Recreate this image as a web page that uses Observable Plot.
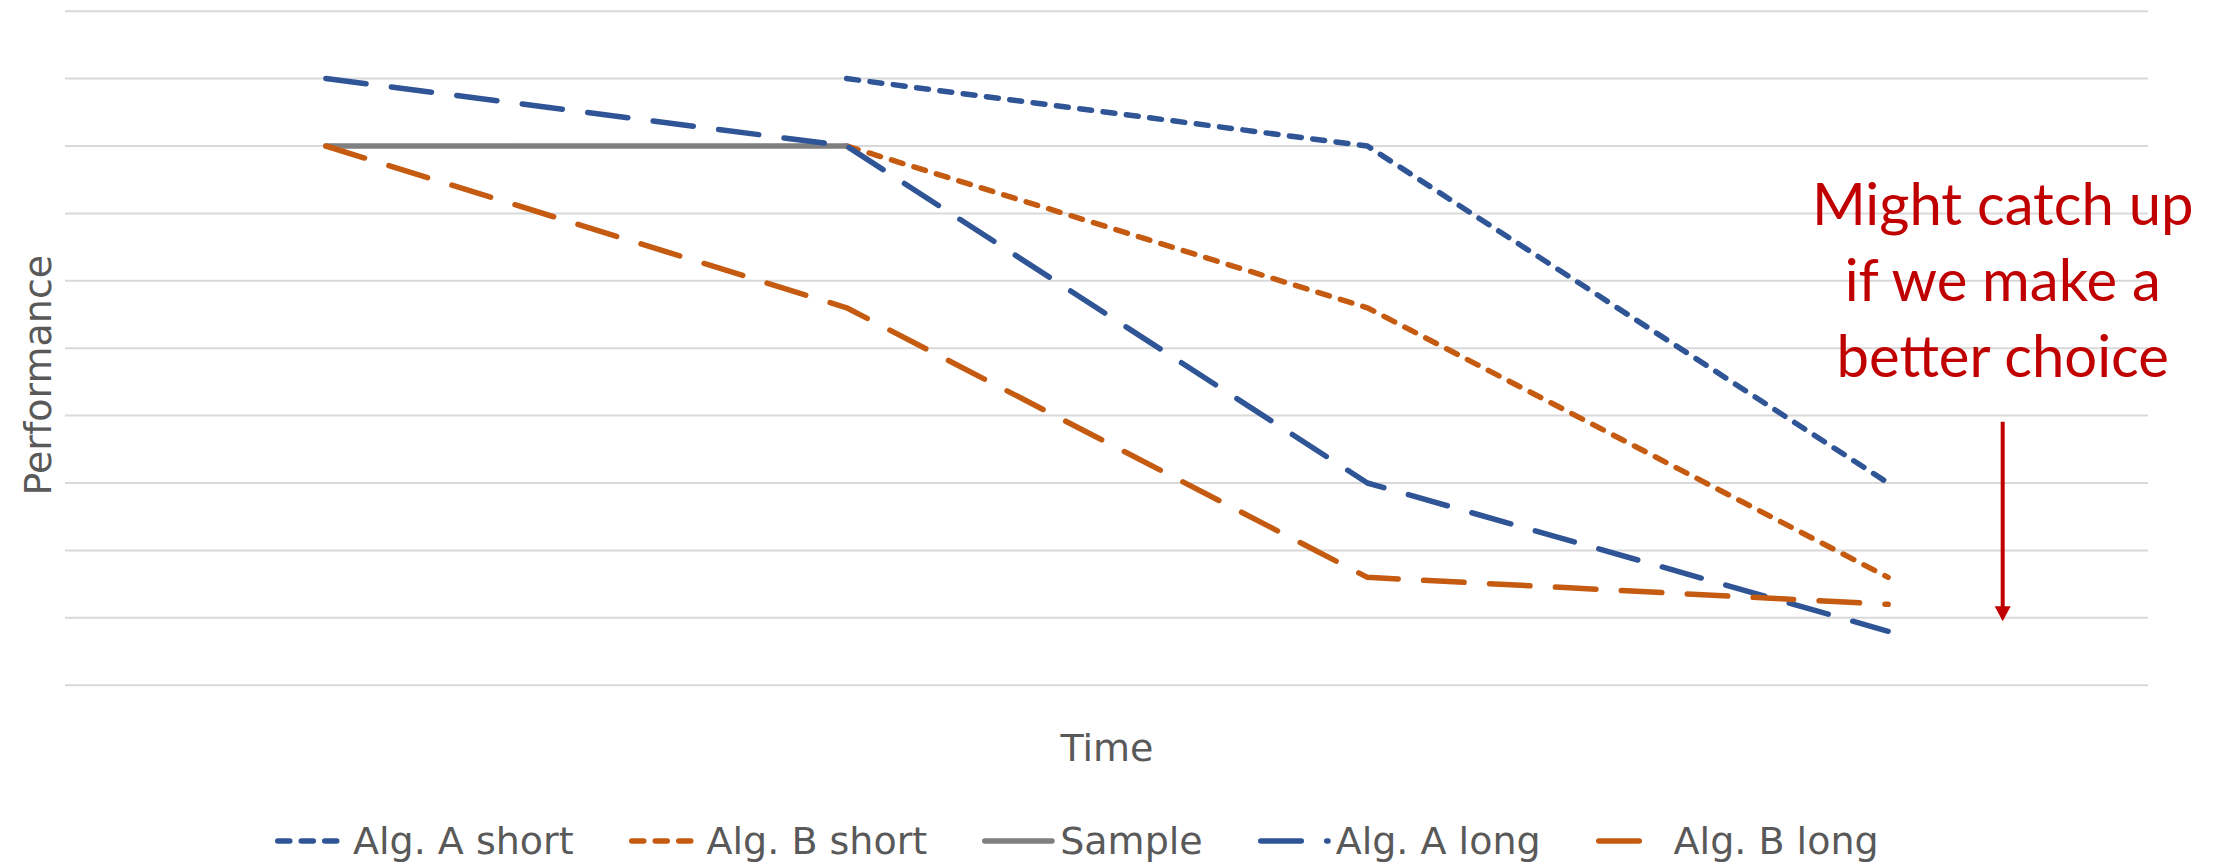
<!DOCTYPE html>
<html>
<head>
<meta charset="utf-8">
<script src="https://cdn.jsdelivr.net/npm/d3@7"></script>
<script src="https://cdn.jsdelivr.net/npm/@observablehq/plot@0.6"></script>
<style>
  html, body { margin: 0; padding: 0; background: #fff; overflow: hidden; }
  #chart svg { display: block; }
  #legend {
    display: flex; align-items: center; box-sizing: border-box;
    height: 68px; padding-top: 13px; padding-bottom: 0; padding-left: 275px; gap: 55px;
    font-family: "DejaVu Sans", sans-serif; font-size: 38px; color: #595959;
  }
  #legend .item { display: flex; align-items: center; white-space: nowrap; }
  #legend svg { display: block; }
</style>
</head>
<body>
<div id="chart"></div>
<div id="legend"></div>
<script>
// ---- data ----
const times = [1, 2, 3, 4];
const seriesNames = ["Alg. A short", "Alg. B short", "Sample", "Alg. A long", "Alg. B long"];
const algAShort = [null, 9, 8, 3];
const algBShort = [null, 8, 5.6, 1.6];
const sample    = [8, 8, null, null];
const algALong  = [9, 8, 3, 0.8];
const algBLong  = [8, 5.6, 1.6, 1.2];
const seriesValues = [algAShort, algBShort, sample, algALong, algBLong];
const gridValues = [0, 1, 2, 3, 4, 5, 6, 7, 8, 9, 10];
const xLabel = "Time";
const yLabel = "Performance";
const noteLines = ["Might catch up", "if we make a", "better choice"];
const note = {x: 4.22, y: 4.57, text: noteLines.join("\n")};
const arrow = {x: 4.22, from: 3.9, to: 0.95};

// ---- styles ----
const BLUE = "#2F5597", ORANGE = "#C55A11", GRAY = "#7F7F7F", RED = "#C00000";
const SHORT = "12,11.5", LONG = "40.5,25.5";
const seriesStyles = [
  {stroke: BLUE, dash: SHORT, swatchEnd: 70},
  {stroke: ORANGE, dash: SHORT, swatchEnd: 70},
  {stroke: GRAY, dash: null, swatchEnd: 70},
  {stroke: BLUE, dash: LONG, swatchEnd: 70},
  {stroke: ORANGE, dash: LONG, swatchEnd: 66}
];
const LW = 5.5;

const rows = [];
seriesNames.forEach((name, i) => {
  times.forEach((t, j) => {
    const v = seriesValues[i][j];
    if (v != null) rows.push({series: name, time: t, value: v});
  });
});

const triangleDown = {
  draw(context, size) {
    const r = Math.sqrt(size / Math.PI);
    context.moveTo(-r, -1.85 * r);
    context.lineTo(r, -1.85 * r);
    context.lineTo(0, 0);
    context.closePath();
  }
};

const lineMarks = seriesNames.map((name, i) => Plot.line(rows.filter(r => r.series === name), {
  x: "time", y: "value",
  stroke: seriesStyles[i].stroke,
  strokeWidth: LW,
  strokeDasharray: seriesStyles[i].dash || undefined,
  strokeLinecap: "round",
  strokeLinejoin: "round"
}));

const chart = Plot.plot({
  width: 2221,
  height: 800,
  marginLeft: 65,
  marginRight: 73,
  marginTop: 10.7,
  marginBottom: 115.3,
  style: {background: "white", fontFamily: "DejaVu Sans"},
  x: {domain: [0.5, 4.5], axis: null},
  y: {domain: [0, 10], axis: null},
  marks: [
    Plot.ruleY(gridValues, {y: d => d, stroke: "#D9D9D9", strokeWidth: 2}),
    ...lineMarks,
    Plot.ruleX([arrow], {x: "x", y1: "from", y2: "to", stroke: RED, strokeWidth: 4, insetBottom: 8}),
    Plot.dot([arrow], {x: "x", y: "to", r: 8, symbol: triangleDown, fill: RED, stroke: "none"}),
    Plot.text([note], {x: "x", y: "y", text: "text", lineAnchor: "bottom", lineHeight: 1.31,
      textAnchor: "middle", fontFamily: "Lato", fontSize: 58, fill: RED}),
    Plot.text([xLabel], {text: d => d, frameAnchor: "bottom", dy: 76, lineAnchor: "bottom",
      textAnchor: "middle", fontFamily: "DejaVu Sans", fontSize: 38, fill: "#595959"}),
    Plot.text([yLabel], {text: d => d, frameAnchor: "left", rotate: -90, dx: -15, dy: 27,
      lineAnchor: "bottom", textAnchor: "middle", fontFamily: "DejaVu Sans", fontSize: 38, fill: "#595959"})
  ]
});
document.getElementById("chart").appendChild(chart);

// ---- legend ----
const legend = d3.select("#legend");
seriesNames.forEach((name, i) => {
  const item = legend.append("div").attr("class", "item");
  const svg = item.append("svg").attr("width", 78).attr("height", 12);
  svg.append("line")
    .attr("x1", LW / 2).attr("x2", seriesStyles[i].swatchEnd).attr("y1", 6).attr("y2", 6)
    .attr("stroke", seriesStyles[i].stroke)
    .attr("stroke-width", LW)
    .attr("stroke-linecap", "round")
    .attr("stroke-dasharray", seriesStyles[i].dash);
  item.append("span").text(name);
});
</script>
</body>
</html>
_ _ _ _ _ _ _
__SHORT TASK__. Every line above should be returned word for word, with the pictures left behind.

__ANSWER FOR THE TASK__.
Recreate this image as a web page that uses Observable Plot.
<!DOCTYPE html>
<html>
<head>
<meta charset="utf-8">
<script src="https://cdn.jsdelivr.net/npm/d3@7"></script>
<script src="https://cdn.jsdelivr.net/npm/@observablehq/plot@0.6"></script>
<style>
  html, body { margin: 0; padding: 0; background: #fff; overflow: hidden; }
  #chart svg { display: block; }
  #legend {
    display: flex; align-items: center; box-sizing: border-box;
    height: 68px; padding-top: 13px; padding-bottom: 0; padding-left: 275px; gap: 55px;
    font-family: "DejaVu Sans", sans-serif; font-size: 38px; color: #595959;
  }
  #legend .item { display: flex; align-items: center; white-space: nowrap; }
  #legend svg { display: block; }
</style>
</head>
<body>
<div id="chart"></div>
<div id="legend"></div>
<script>
// ---- data ----
const times = [1, 2, 3, 4];
const seriesNames = ["Alg. A short", "Alg. B short", "Sample", "Alg. A long", "Alg. B long"];
const algAShort = [null, 9, 8, 3];
const algBShort = [null, 8, 5.6, 1.6];
const sample    = [8, 8, null, null];
const algALong  = [9, 8, 3, 0.8];
const algBLong  = [8, 5.6, 1.6, 1.2];
const seriesValues = [algAShort, algBShort, sample, algALong, algBLong];
const gridValues = [0, 1, 2, 3, 4, 5, 6, 7, 8, 9, 10];
const xLabel = "Time";
const yLabel = "Performance";
const noteLines = ["Might catch up", "if we make a", "better choice"];
const note = {x: 4.22, y: 4.57, text: noteLines.join("\n")};
const arrow = {x: 4.22, from: 3.9, to: 0.95};

// ---- styles ----
const BLUE = "#2F5597", ORANGE = "#C55A11", GRAY = "#7F7F7F", RED = "#C00000";
const SHORT = "12,11.5", LONG = "40.5,25.5";
const seriesStyles = [
  {stroke: BLUE, dash: SHORT, swatchEnd: 70},
  {stroke: ORANGE, dash: SHORT, swatchEnd: 70},
  {stroke: GRAY, dash: null, swatchEnd: 70},
  {stroke: BLUE, dash: LONG, swatchEnd: 70},
  {stroke: ORANGE, dash: LONG, swatchEnd: 66}
];
const LW = 5.5;

const rows = [];
seriesNames.forEach((name, i) => {
  times.forEach((t, j) => {
    const v = seriesValues[i][j];
    if (v != null) rows.push({series: name, time: t, value: v});
  });
});

const triangleDown = {
  draw(context, size) {
    const r = Math.sqrt(size / Math.PI);
    context.moveTo(-r, -1.85 * r);
    context.lineTo(r, -1.85 * r);
    context.lineTo(0, 0);
    context.closePath();
  }
};

const lineMarks = seriesNames.map((name, i) => Plot.line(rows.filter(r => r.series === name), {
  x: "time", y: "value",
  stroke: seriesStyles[i].stroke,
  strokeWidth: LW,
  strokeDasharray: seriesStyles[i].dash || undefined,
  strokeLinecap: "round",
  strokeLinejoin: "round"
}));

const chart = Plot.plot({
  width: 2221,
  height: 800,
  marginLeft: 65,
  marginRight: 73,
  marginTop: 10.7,
  marginBottom: 115.3,
  style: {background: "white", fontFamily: "DejaVu Sans"},
  x: {domain: [0.5, 4.5], axis: null},
  y: {domain: [0, 10], axis: null},
  marks: [
    Plot.ruleY(gridValues, {y: d => d, stroke: "#D9D9D9", strokeWidth: 2}),
    ...lineMarks,
    Plot.ruleX([arrow], {x: "x", y1: "from", y2: "to", stroke: RED, strokeWidth: 4, insetBottom: 8}),
    Plot.dot([arrow], {x: "x", y: "to", r: 8, symbol: triangleDown, fill: RED, stroke: "none"}),
    Plot.text([note], {x: "x", y: "y", text: "text", lineAnchor: "bottom", lineHeight: 1.31,
      textAnchor: "middle", fontFamily: "Lato", fontSize: 58, fill: RED}),
    Plot.text([xLabel], {text: d => d, frameAnchor: "bottom", dy: 76, lineAnchor: "bottom",
      textAnchor: "middle", fontFamily: "DejaVu Sans", fontSize: 38, fill: "#595959"}),
    Plot.text([yLabel], {text: d => d, frameAnchor: "left", rotate: -90, dx: -15, dy: 27,
      lineAnchor: "bottom", textAnchor: "middle", fontFamily: "DejaVu Sans", fontSize: 38, fill: "#595959"})
  ]
});
document.getElementById("chart").appendChild(chart);

// ---- legend ----
const legend = d3.select("#legend");
seriesNames.forEach((name, i) => {
  const item = legend.append("div").attr("class", "item");
  const svg = item.append("svg").attr("width", 78).attr("height", 12);
  svg.append("line")
    .attr("x1", LW / 2).attr("x2", seriesStyles[i].swatchEnd).attr("y1", 6).attr("y2", 6)
    .attr("stroke", seriesStyles[i].stroke)
    .attr("stroke-width", LW)
    .attr("stroke-linecap", "round")
    .attr("stroke-dasharray", seriesStyles[i].dash);
  item.append("span").text(name);
});
</script>
</body>
</html>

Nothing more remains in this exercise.